As distrust of direct messaging increases, trust in individuals — even those with direct ties to brands — grows.

Inspiring Internal Brand Advocacy

Once marketers understand that all employees need to align with their brands, they must address the two components of engagement that enable that alignment: content and processes.

Content increasingly includes the concept of brand story — a tool that can be as impactful internally as it is externally. Marketers spend so much time convincing consumers to listen to their stories they often forget about their internal audiences.  They need to give employees tangible materials that make the story real for them, too.

Two additional content tools that work well for internal audiences are employee value propositions and brand playbooks.

An employee value proposition communicates why the brand should matter to employees (in a manner consistent with the external-facing brand value proposition).

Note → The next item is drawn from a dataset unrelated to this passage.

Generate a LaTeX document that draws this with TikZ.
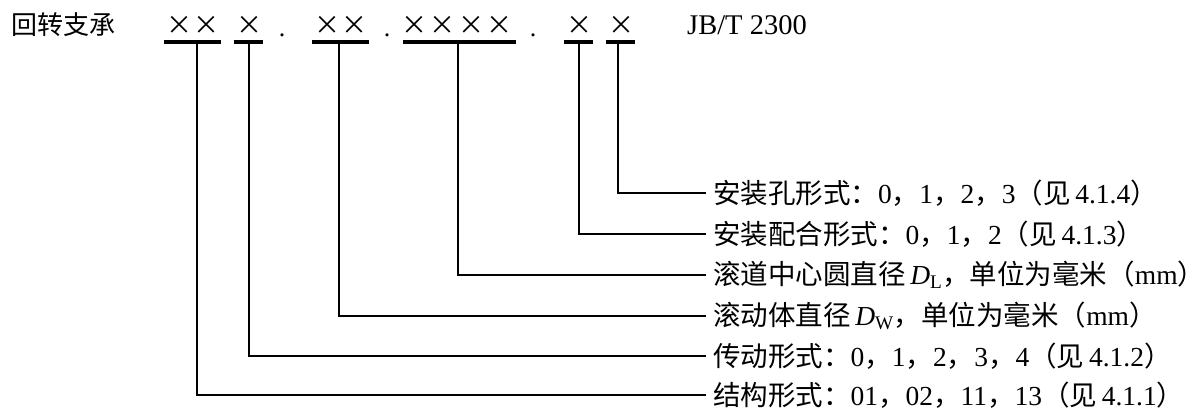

Brand playbooks establish guidelines on how employees should live the brand and which activities fall within brand parameters. Effective playbooks address everything from day-to-day interactions between employees to social-media best practices.

Processes refers to how marketers deliver content to employees. Emails, town hall meetings, formal training — everything should be chosen based on what works best with company culture. An effective brand engagement process isn't a one-off session, but continual efforts that evolve over time to keep the brand fresh in employees’ minds.

Executed well, this vital component of brand strategy can deepen employees’ relationship with their company and increase customer satisfaction.